-- Records supplied start --
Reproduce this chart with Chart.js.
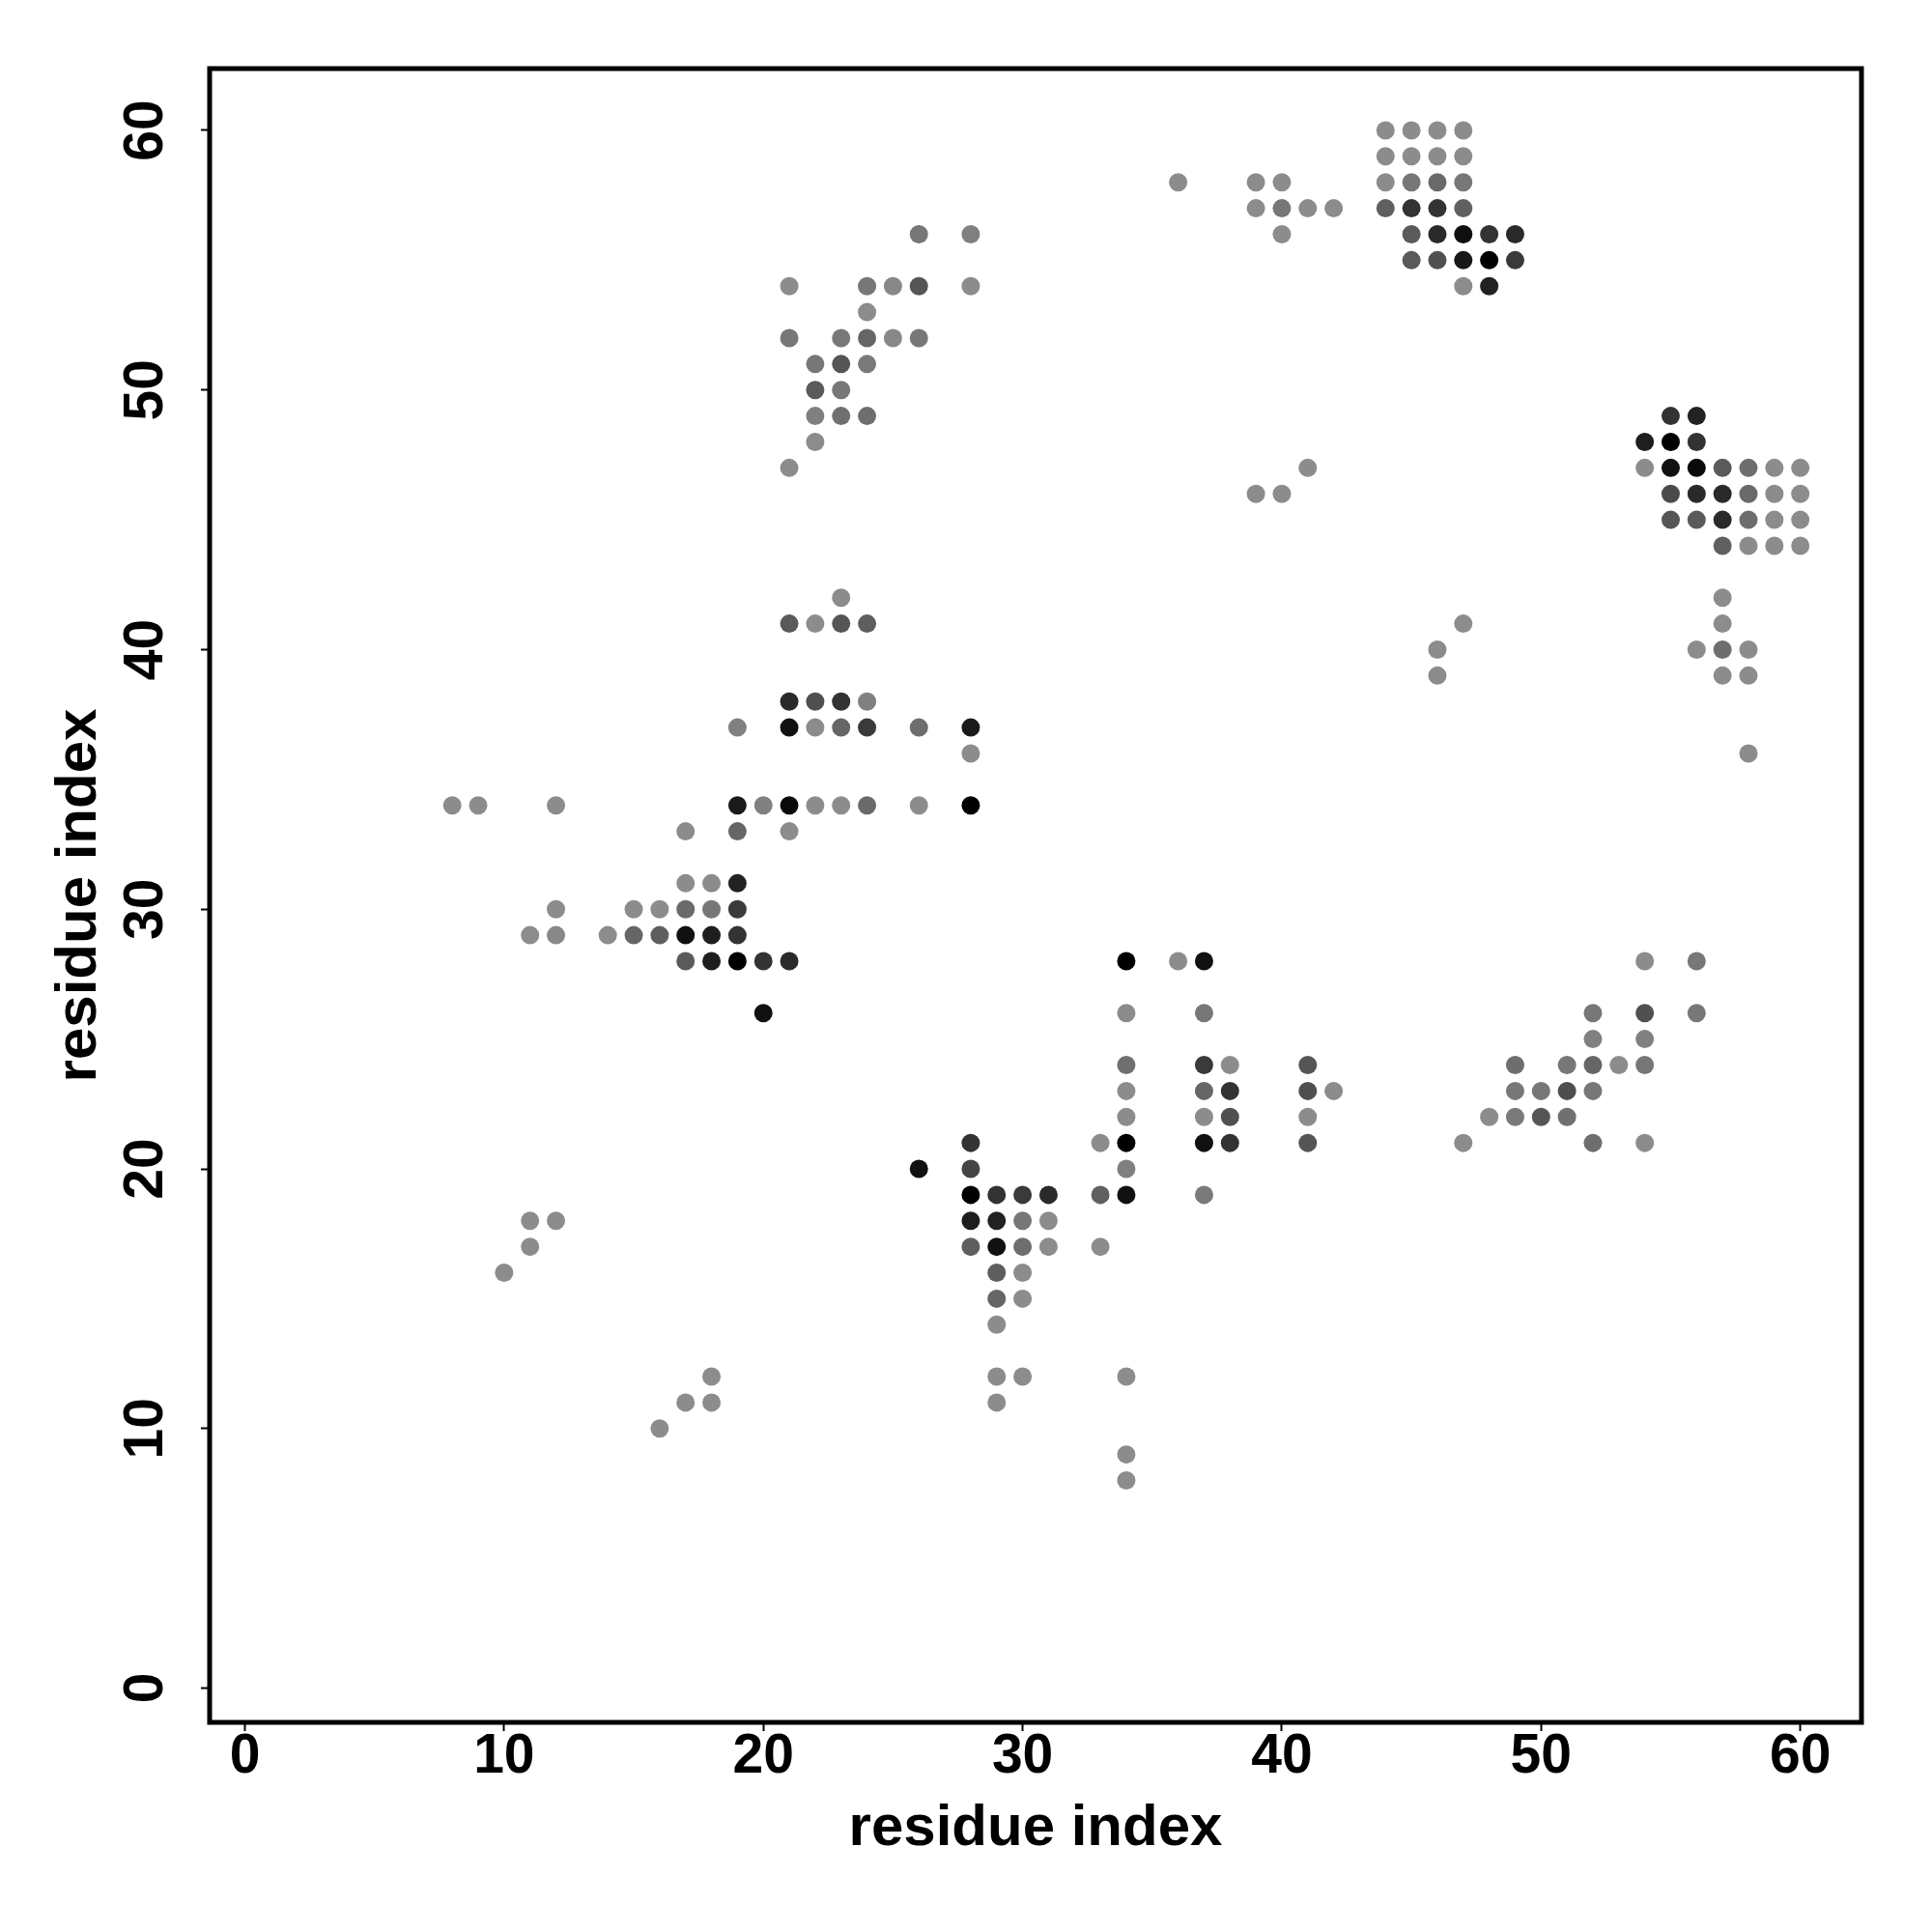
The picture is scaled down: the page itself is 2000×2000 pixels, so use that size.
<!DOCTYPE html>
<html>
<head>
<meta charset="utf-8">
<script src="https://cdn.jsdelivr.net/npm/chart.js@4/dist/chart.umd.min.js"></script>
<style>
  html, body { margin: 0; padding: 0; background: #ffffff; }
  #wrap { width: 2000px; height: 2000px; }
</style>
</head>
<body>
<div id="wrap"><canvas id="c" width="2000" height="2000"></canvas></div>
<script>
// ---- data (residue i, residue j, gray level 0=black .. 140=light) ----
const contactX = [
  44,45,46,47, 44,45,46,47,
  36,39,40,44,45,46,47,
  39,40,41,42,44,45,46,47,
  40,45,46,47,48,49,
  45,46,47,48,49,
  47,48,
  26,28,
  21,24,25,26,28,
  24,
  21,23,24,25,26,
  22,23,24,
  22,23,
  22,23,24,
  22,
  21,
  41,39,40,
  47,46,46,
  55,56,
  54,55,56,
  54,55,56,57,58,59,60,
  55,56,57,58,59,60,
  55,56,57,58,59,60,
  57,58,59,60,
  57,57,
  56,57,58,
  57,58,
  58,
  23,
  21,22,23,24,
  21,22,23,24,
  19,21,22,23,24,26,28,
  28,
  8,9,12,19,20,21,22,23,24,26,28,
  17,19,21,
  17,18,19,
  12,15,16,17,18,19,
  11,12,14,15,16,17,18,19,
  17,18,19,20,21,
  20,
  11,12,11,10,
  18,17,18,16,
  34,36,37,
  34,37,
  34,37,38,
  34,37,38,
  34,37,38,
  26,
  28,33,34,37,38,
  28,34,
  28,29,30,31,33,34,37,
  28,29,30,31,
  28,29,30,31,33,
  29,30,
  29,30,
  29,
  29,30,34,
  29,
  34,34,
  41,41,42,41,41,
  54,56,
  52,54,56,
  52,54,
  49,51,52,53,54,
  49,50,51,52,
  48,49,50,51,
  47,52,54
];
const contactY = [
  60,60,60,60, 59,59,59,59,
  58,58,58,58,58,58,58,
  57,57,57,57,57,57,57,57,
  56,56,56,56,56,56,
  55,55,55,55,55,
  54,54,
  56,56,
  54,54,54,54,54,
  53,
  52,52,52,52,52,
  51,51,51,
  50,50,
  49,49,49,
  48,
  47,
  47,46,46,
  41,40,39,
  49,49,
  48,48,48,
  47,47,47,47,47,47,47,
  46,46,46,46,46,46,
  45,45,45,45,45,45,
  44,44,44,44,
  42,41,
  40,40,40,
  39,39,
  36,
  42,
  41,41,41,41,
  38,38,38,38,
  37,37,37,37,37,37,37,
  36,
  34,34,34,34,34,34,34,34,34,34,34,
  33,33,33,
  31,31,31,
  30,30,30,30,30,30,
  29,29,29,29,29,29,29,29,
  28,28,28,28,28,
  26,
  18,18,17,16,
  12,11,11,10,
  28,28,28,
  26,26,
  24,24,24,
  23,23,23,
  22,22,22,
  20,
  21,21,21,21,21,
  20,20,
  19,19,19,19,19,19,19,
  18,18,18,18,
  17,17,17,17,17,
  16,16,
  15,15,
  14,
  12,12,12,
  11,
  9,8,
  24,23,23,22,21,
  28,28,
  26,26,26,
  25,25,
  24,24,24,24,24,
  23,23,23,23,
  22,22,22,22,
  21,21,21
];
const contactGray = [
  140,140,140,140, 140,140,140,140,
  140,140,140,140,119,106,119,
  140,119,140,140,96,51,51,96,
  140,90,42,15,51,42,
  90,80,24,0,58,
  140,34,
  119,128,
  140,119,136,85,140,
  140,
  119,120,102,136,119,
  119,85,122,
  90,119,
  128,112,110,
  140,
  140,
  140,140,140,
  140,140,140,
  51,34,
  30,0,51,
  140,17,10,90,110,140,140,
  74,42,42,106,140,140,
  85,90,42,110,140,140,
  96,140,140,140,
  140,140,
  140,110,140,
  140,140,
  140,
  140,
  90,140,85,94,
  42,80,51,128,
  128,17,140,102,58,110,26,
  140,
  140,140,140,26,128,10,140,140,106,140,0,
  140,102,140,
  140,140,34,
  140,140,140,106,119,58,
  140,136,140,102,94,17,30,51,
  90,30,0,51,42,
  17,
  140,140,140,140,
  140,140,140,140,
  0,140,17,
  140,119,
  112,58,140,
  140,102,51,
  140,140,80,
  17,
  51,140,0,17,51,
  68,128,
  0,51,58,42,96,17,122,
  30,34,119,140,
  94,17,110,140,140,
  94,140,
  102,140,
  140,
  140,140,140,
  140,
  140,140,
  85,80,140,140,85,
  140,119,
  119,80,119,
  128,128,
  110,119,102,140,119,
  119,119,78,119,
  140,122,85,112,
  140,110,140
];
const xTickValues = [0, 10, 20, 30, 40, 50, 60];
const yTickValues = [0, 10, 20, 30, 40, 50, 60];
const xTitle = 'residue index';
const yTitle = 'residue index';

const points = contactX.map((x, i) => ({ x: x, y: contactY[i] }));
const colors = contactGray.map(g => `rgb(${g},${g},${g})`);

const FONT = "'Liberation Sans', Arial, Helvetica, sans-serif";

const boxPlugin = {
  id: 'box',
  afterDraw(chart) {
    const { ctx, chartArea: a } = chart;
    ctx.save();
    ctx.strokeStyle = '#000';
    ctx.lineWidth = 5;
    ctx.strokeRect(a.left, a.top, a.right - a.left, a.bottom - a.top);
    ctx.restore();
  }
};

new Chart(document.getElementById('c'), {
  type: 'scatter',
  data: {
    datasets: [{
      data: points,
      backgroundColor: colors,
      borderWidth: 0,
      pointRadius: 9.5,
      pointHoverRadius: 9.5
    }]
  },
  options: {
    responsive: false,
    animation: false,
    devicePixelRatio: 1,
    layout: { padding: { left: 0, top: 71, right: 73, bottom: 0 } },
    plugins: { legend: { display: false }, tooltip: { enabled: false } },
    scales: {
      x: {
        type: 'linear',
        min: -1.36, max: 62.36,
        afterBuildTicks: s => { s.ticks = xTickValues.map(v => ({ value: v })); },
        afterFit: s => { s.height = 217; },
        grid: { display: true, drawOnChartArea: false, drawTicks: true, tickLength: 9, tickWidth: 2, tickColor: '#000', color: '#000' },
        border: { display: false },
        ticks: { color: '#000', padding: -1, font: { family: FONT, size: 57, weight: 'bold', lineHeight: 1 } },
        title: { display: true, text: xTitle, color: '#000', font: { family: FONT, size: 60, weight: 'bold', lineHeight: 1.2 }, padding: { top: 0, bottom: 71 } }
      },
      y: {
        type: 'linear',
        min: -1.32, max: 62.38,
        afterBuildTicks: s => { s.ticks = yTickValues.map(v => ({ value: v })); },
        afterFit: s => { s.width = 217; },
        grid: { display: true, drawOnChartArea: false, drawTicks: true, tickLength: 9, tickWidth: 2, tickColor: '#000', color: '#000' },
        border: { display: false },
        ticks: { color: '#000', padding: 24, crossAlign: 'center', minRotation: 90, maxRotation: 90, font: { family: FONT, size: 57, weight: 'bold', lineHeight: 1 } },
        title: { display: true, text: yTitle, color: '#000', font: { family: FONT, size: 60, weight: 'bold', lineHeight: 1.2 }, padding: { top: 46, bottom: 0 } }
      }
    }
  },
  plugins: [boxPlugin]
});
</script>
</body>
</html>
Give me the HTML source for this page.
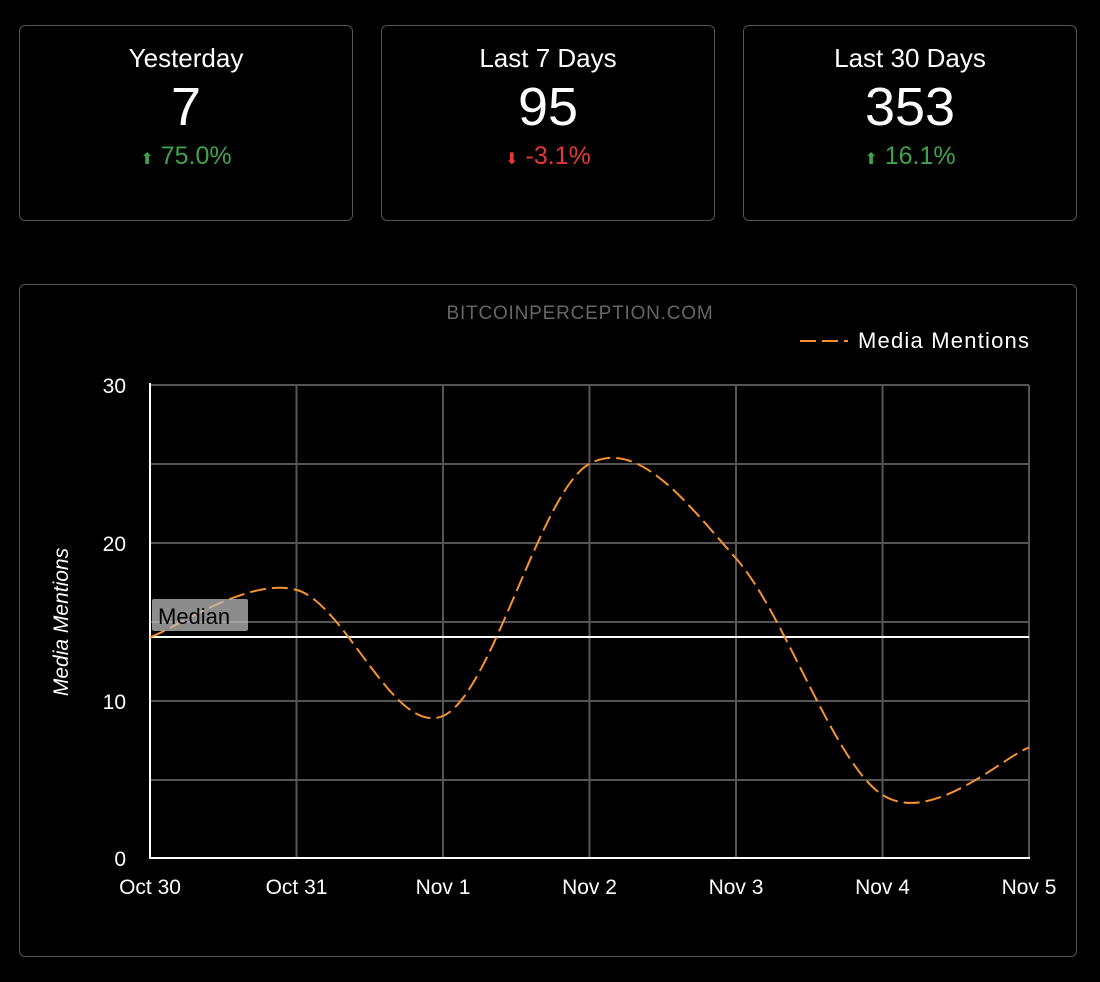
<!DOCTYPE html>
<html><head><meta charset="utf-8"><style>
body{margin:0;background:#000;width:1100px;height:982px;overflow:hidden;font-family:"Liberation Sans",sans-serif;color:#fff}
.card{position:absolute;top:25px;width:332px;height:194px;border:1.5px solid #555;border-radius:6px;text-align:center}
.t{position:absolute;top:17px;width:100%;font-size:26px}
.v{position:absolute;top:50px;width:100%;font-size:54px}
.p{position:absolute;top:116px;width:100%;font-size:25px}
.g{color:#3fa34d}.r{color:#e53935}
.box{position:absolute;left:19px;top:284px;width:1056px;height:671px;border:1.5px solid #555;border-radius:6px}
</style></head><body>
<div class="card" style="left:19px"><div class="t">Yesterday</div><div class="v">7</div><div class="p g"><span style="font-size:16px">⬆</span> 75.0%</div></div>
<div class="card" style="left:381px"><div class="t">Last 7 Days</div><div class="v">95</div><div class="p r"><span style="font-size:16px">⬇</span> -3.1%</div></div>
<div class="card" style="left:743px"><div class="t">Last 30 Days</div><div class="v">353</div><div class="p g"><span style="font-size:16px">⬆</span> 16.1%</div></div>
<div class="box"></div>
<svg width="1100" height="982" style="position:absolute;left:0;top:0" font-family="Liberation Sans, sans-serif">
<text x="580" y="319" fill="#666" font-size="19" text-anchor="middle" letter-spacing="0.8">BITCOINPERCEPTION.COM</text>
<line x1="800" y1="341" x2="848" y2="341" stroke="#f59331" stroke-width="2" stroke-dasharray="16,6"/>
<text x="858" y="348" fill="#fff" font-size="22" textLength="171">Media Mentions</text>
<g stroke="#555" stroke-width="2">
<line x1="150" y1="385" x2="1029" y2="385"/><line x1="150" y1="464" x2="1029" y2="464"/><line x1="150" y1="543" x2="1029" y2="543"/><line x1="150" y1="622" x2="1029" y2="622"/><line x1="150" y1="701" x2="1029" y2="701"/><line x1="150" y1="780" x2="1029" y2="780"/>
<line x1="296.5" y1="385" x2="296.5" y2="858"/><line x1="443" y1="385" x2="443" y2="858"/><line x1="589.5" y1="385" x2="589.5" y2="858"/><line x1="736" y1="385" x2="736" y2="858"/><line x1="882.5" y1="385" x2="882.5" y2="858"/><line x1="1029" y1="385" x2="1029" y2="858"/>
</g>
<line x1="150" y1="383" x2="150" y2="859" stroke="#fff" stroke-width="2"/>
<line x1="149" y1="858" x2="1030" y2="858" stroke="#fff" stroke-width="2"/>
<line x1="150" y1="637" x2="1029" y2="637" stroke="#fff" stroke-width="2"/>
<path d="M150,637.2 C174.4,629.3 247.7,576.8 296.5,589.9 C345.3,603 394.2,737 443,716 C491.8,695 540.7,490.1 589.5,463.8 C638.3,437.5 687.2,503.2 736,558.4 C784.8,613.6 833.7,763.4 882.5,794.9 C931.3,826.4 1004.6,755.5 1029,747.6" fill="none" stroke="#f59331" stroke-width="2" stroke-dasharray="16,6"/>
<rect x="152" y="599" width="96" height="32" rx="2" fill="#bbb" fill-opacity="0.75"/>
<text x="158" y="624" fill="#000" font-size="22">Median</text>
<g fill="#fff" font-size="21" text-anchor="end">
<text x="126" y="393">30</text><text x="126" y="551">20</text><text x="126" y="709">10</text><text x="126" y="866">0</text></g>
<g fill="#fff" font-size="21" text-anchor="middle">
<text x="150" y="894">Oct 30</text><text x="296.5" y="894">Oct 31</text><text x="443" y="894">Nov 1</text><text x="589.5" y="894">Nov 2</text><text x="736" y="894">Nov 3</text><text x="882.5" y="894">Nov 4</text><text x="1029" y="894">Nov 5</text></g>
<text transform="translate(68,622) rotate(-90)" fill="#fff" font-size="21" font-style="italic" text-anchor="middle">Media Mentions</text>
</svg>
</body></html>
-- Records supplied end --
Short exercise:
Copy each line in the data that holds the word "page".

Answer for the task:
The picture is scaled down: the page itself is 2000×2000 pixels, so use that size.
Give me the HTML source for this page.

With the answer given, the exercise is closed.